**TASK OBJECTIVE:** Write out each line exactly as given. Leave the pictures out of your copy.

**SUPPLIED DATA:**

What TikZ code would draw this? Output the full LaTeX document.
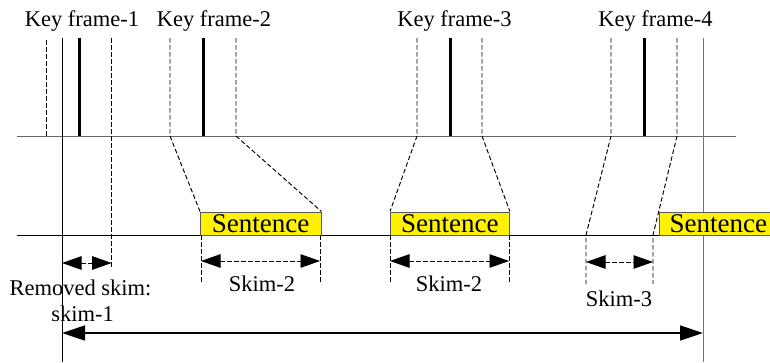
\documentclass[tikz,border=0pt]{standalone}
\usepackage{fontspec}
\setmainfont{Liberation Serif}
\usetikzlibrary{arrows.meta}
\begin{document}
\begin{tikzpicture}[x=1pt,y=-1pt,
  axis/.style={line width=1pt},
  keyline/.style={line width=3pt},
  guide/.style={line width=0.95pt, dash pattern=on 4.5pt off 2.5pt},
  span/.style={guide, {Triangle[length=19.5pt,width=13.5pt]}-{Triangle[length=19.5pt,width=13.5pt]}},
  total/.style={line width=1.4pt, {Triangle[length=23pt,width=15pt]}-{Triangle[length=23pt,width=15pt]}},
  lbl/.style={font=\fontsize{22.5}{27}\selectfont, inner sep=0pt, anchor=base},
  sent/.style={draw=black!65, fill=yellow, line width=0.9pt, minimum height=23.5pt,
               inner sep=0pt, anchor=north west, font=\fontsize{27}{30}\selectfont}
]
\useasboundingbox (0,0) rectangle (770,362);
\clip (0,0) rectangle (770,362);

% time axes
\coordinate (tl) at (17,136);  \coordinate (tr) at (736,136);
\coordinate (bl) at (17,235);  \coordinate (br) at (770,235);
\draw[axis, draw=black!60] (tl) -- (tr);
\draw[axis] (bl) -- (br);

% bounds of the whole video
\coordinate (lt) at (62,38);   \coordinate (lb) at (62,362);
\coordinate (rt) at (703,38);  \coordinate (rb) at (703,362);
\draw[axis] (lt) -- (lb);
\draw[axis, draw=black!55] (rt) -- (rb);

% key frames
\foreach \n/\x in {1/79,2/203,3/450,4/644}{
  \coordinate (k\n t) at (\x,38);
  \coordinate (k\n b) at (\x,136);
  \draw[keyline] (k\n t) -- (k\n b);
}
\node[lbl] (kf1) at (82,26.7)  {Key frame-1};
\node[lbl] (kf2) at (214,26.7) {Key frame-2};
\node[lbl] (kf3) at (454.5,26.7) {Key frame-3};
\node[lbl] (kf4) at (655.5,26.7) {Key frame-4};

% sentences
\node[sent, minimum width=120.5pt] (s1) at (200,211.5) {Sentence};
\node[sent, minimum width=119pt]   (s2) at (390,211.5) {Sentence};
\node[sent, minimum width=118pt]   (s3) at (659,211.5) {Sentence};

% shot boundaries around key frame 1
\coordinate (a1) at (46,40);    \coordinate (a2) at (46,136);
\draw[guide] (a1) -- (a2);
\coordinate (b1) at (111.7,38); \coordinate (b2) at (111.7,267);
\draw[guide] (b1) -- (b2);

% shot boundaries mapped onto sentences
\coordinate (c1) at (170,38);   \coordinate (c2) at (170,136);
\draw[guide] (c1) -- (c2) -- (s1.north west);
\coordinate (d1) at (236,38);   \coordinate (d2) at (236,136);
\draw[guide] (d1) -- (d2) -- (s1.north east);
\coordinate (e1) at (417,38);   \coordinate (e2) at (417,136);
\draw[guide] (e1) -- (e2) -- (s2.north west);
\coordinate (f1) at (482,38);   \coordinate (f2) at (482,136);
\draw[guide] (f1) -- (f2) -- (s2.north east);
\coordinate (g1) at (611,38);   \coordinate (g2) at (611,136);
\coordinate (g3) at (586,235);  \coordinate (g4) at (586,284);
\draw[guide] (g1) -- (g2) -- (g3) -- (g4);
\coordinate (h1) at (677,38);   \coordinate (h2) at (677,136);
\coordinate (h3) at (653,235);  \coordinate (h4) at (653,284);
\draw[guide] (h1) -- (h2) -- (h3) -- (h4);

% skim extents below the sentences
\coordinate (p1) at (201,235);  \coordinate (p2) at (201,284);
\coordinate (q1) at (320,235);  \coordinate (q2) at (320,284);
\coordinate (u1) at (390,235);  \coordinate (u2) at (390,284);
\coordinate (v1) at (509,235);  \coordinate (v2) at (509,284);
\draw[guide] (p1) -- (p2);
\draw[guide] (q1) -- (q2);
\draw[guide] (u1) -- (u2);
\draw[guide] (v1) -- (v2);

% skim arrows
\coordinate (m1) at (62,263);   \coordinate (m2) at (111.7,263);
\draw[span] (m1) -- (m2);
\coordinate (n1) at (201,261);  \coordinate (n2) at (320,261);
\draw[span] (n1) -- (n2);
\coordinate (o1) at (390,261);  \coordinate (o2) at (509,261);
\draw[span] (o1) -- (o2);
\coordinate (w1) at (586,262);  \coordinate (w2) at (653,262);
\draw[span] (w1) -- (w2);

\node[lbl] (rm1) at (80.5,295)  {Removed skim:};
\node[lbl] (rm2) at (82.5,321.7) {skim-1};
\node[lbl] (sk2a) at (262,291.7) {Skim-2};
\node[lbl] (sk2b) at (449,291.7) {Skim-2};
\node[lbl] (sk3) at (619,306.7) {Skim-3};

% whole-video span
\coordinate (z1) at (62,333);   \coordinate (z2) at (703,333);
\draw[total] (z1) -- (z2);
\end{tikzpicture}
\end{document}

**CORRECT ANSWER:**
What TikZ code would draw this? Output the full LaTeX document.
\documentclass[tikz,border=0pt]{standalone}
\usepackage{fontspec}
\setmainfont{Liberation Serif}
\usetikzlibrary{arrows.meta}
\begin{document}
\begin{tikzpicture}[x=1pt,y=-1pt,
  axis/.style={line width=1pt},
  keyline/.style={line width=3pt},
  guide/.style={line width=0.95pt, dash pattern=on 4.5pt off 2.5pt},
  span/.style={guide, {Triangle[length=19.5pt,width=13.5pt]}-{Triangle[length=19.5pt,width=13.5pt]}},
  total/.style={line width=1.4pt, {Triangle[length=23pt,width=15pt]}-{Triangle[length=23pt,width=15pt]}},
  lbl/.style={font=\fontsize{22.5}{27}\selectfont, inner sep=0pt, anchor=base},
  sent/.style={draw=black!65, fill=yellow, line width=0.9pt, minimum height=23.5pt,
               inner sep=0pt, anchor=north west, font=\fontsize{27}{30}\selectfont}
]
\useasboundingbox (0,0) rectangle (770,362);
\clip (0,0) rectangle (770,362);

% time axes
\coordinate (tl) at (17,136);  \coordinate (tr) at (736,136);
\coordinate (bl) at (17,235);  \coordinate (br) at (770,235);
\draw[axis, draw=black!60] (tl) -- (tr);
\draw[axis] (bl) -- (br);

% bounds of the whole video
\coordinate (lt) at (62,38);   \coordinate (lb) at (62,362);
\coordinate (rt) at (703,38);  \coordinate (rb) at (703,362);
\draw[axis] (lt) -- (lb);
\draw[axis, draw=black!55] (rt) -- (rb);

% key frames
\foreach \n/\x in {1/79,2/203,3/450,4/644}{
  \coordinate (k\n t) at (\x,38);
  \coordinate (k\n b) at (\x,136);
  \draw[keyline] (k\n t) -- (k\n b);
}
\node[lbl] (kf1) at (82,26.7)  {Key frame-1};
\node[lbl] (kf2) at (214,26.7) {Key frame-2};
\node[lbl] (kf3) at (454.5,26.7) {Key frame-3};
\node[lbl] (kf4) at (655.5,26.7) {Key frame-4};

% sentences
\node[sent, minimum width=120.5pt] (s1) at (200,211.5) {Sentence};
\node[sent, minimum width=119pt]   (s2) at (390,211.5) {Sentence};
\node[sent, minimum width=118pt]   (s3) at (659,211.5) {Sentence};

% shot boundaries around key frame 1
\coordinate (a1) at (46,40);    \coordinate (a2) at (46,136);
\draw[guide] (a1) -- (a2);
\coordinate (b1) at (111.7,38); \coordinate (b2) at (111.7,267);
\draw[guide] (b1) -- (b2);

% shot boundaries mapped onto sentences
\coordinate (c1) at (170,38);   \coordinate (c2) at (170,136);
\draw[guide] (c1) -- (c2) -- (s1.north west);
\coordinate (d1) at (236,38);   \coordinate (d2) at (236,136);
\draw[guide] (d1) -- (d2) -- (s1.north east);
\coordinate (e1) at (417,38);   \coordinate (e2) at (417,136);
\draw[guide] (e1) -- (e2) -- (s2.north west);
\coordinate (f1) at (482,38);   \coordinate (f2) at (482,136);
\draw[guide] (f1) -- (f2) -- (s2.north east);
\coordinate (g1) at (611,38);   \coordinate (g2) at (611,136);
\coordinate (g3) at (586,235);  \coordinate (g4) at (586,284);
\draw[guide] (g1) -- (g2) -- (g3) -- (g4);
\coordinate (h1) at (677,38);   \coordinate (h2) at (677,136);
\coordinate (h3) at (653,235);  \coordinate (h4) at (653,284);
\draw[guide] (h1) -- (h2) -- (h3) -- (h4);

% skim extents below the sentences
\coordinate (p1) at (201,235);  \coordinate (p2) at (201,284);
\coordinate (q1) at (320,235);  \coordinate (q2) at (320,284);
\coordinate (u1) at (390,235);  \coordinate (u2) at (390,284);
\coordinate (v1) at (509,235);  \coordinate (v2) at (509,284);
\draw[guide] (p1) -- (p2);
\draw[guide] (q1) -- (q2);
\draw[guide] (u1) -- (u2);
\draw[guide] (v1) -- (v2);

% skim arrows
\coordinate (m1) at (62,263);   \coordinate (m2) at (111.7,263);
\draw[span] (m1) -- (m2);
\coordinate (n1) at (201,261);  \coordinate (n2) at (320,261);
\draw[span] (n1) -- (n2);
\coordinate (o1) at (390,261);  \coordinate (o2) at (509,261);
\draw[span] (o1) -- (o2);
\coordinate (w1) at (586,262);  \coordinate (w2) at (653,262);
\draw[span] (w1) -- (w2);

\node[lbl] (rm1) at (80.5,295)  {Removed skim:};
\node[lbl] (rm2) at (82.5,321.7) {skim-1};
\node[lbl] (sk2a) at (262,291.7) {Skim-2};
\node[lbl] (sk2b) at (449,291.7) {Skim-2};
\node[lbl] (sk3) at (619,306.7) {Skim-3};

% whole-video span
\coordinate (z1) at (62,333);   \coordinate (z2) at (703,333);
\draw[total] (z1) -- (z2);
\end{tikzpicture}
\end{document}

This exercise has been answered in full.